→ **Instructions for the task**: Gather all lines in the records below that include the word "this".

→ **Records**:
— Start —

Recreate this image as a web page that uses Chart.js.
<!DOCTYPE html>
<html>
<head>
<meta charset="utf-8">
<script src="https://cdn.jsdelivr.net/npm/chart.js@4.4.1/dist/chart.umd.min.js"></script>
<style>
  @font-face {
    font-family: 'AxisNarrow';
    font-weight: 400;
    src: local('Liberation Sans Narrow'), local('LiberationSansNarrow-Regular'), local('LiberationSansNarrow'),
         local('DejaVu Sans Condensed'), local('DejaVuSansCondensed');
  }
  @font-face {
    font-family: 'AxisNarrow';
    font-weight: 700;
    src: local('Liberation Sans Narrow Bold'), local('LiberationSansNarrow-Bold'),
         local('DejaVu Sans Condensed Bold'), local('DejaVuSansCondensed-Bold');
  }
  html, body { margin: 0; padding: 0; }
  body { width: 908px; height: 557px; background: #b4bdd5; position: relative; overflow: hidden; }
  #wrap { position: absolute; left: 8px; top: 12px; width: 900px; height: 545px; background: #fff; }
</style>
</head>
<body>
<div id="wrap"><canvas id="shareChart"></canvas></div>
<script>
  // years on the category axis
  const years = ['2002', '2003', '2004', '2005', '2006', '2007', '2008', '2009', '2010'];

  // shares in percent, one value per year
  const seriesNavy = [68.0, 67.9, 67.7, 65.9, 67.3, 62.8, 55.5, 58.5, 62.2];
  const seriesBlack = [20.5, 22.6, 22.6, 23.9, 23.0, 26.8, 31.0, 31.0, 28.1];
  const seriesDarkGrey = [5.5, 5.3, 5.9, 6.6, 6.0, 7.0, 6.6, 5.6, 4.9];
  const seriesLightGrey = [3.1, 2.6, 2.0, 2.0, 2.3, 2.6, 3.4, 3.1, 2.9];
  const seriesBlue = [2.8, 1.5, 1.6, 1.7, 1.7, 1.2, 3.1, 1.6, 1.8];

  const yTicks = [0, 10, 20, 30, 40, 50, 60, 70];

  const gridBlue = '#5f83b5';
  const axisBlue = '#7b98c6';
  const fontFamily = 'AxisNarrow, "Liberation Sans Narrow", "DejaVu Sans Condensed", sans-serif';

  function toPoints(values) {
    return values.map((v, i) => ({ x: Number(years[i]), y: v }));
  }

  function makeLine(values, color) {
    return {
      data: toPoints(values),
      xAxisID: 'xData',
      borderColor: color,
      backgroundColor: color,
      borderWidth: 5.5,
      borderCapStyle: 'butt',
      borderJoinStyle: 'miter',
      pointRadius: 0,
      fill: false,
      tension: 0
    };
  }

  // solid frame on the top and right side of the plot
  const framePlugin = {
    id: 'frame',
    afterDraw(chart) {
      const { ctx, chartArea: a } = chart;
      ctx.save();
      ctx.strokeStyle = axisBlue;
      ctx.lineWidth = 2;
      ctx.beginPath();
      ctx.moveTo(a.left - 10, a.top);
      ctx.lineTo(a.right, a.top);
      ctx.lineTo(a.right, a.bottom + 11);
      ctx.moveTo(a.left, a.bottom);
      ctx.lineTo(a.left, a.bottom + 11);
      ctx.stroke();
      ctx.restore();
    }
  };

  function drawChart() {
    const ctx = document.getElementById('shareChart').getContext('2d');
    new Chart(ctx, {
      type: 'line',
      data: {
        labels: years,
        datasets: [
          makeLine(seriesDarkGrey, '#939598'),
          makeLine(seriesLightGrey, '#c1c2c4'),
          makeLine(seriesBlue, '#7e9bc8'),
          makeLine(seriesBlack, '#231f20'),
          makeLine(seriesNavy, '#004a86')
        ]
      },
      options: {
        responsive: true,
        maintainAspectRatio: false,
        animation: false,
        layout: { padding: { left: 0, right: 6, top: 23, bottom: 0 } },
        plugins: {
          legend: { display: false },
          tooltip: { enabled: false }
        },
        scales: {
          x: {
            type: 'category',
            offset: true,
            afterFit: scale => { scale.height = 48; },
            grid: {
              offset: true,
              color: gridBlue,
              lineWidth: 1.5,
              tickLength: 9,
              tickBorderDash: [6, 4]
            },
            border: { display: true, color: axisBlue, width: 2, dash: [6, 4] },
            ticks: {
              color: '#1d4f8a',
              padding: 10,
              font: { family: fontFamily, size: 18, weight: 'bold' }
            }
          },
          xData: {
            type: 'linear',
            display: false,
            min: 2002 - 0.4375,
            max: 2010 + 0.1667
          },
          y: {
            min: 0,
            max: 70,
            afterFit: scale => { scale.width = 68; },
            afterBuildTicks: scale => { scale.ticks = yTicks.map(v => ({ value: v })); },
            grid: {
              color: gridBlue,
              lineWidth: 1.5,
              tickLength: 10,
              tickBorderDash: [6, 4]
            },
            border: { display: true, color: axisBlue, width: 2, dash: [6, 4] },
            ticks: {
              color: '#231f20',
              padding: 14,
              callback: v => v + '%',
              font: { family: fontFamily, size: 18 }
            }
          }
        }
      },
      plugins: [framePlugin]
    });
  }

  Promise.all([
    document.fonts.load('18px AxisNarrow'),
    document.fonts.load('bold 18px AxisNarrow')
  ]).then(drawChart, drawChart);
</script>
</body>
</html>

— End —
— Start —

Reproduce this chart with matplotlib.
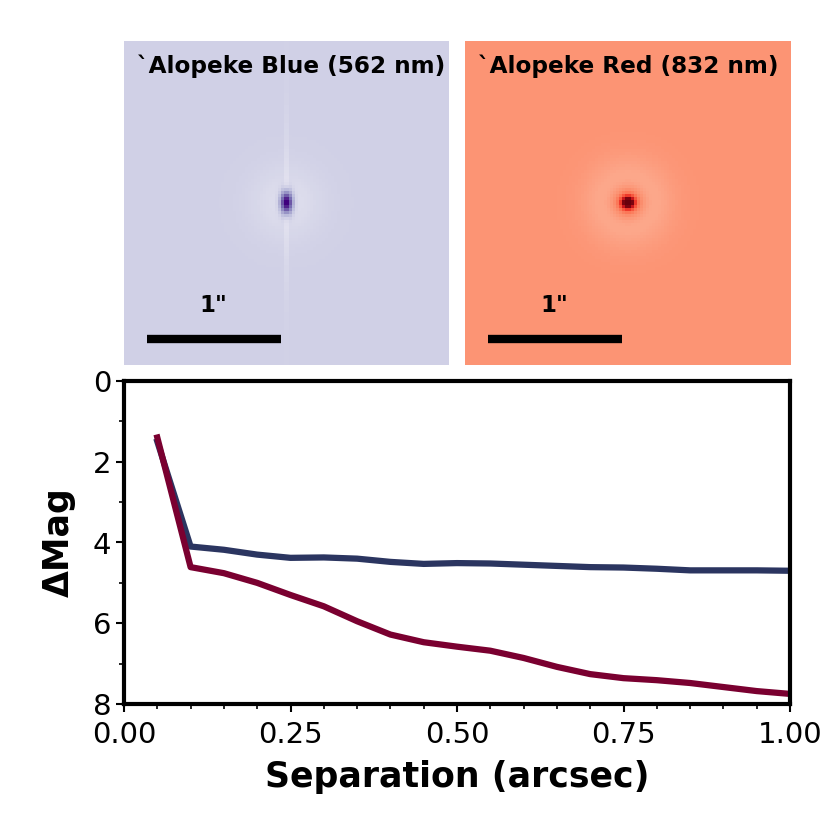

— End —

→ **Complete answer**:
Recreate this image as a web page that uses Chart.js.
Reproduce this chart with matplotlib.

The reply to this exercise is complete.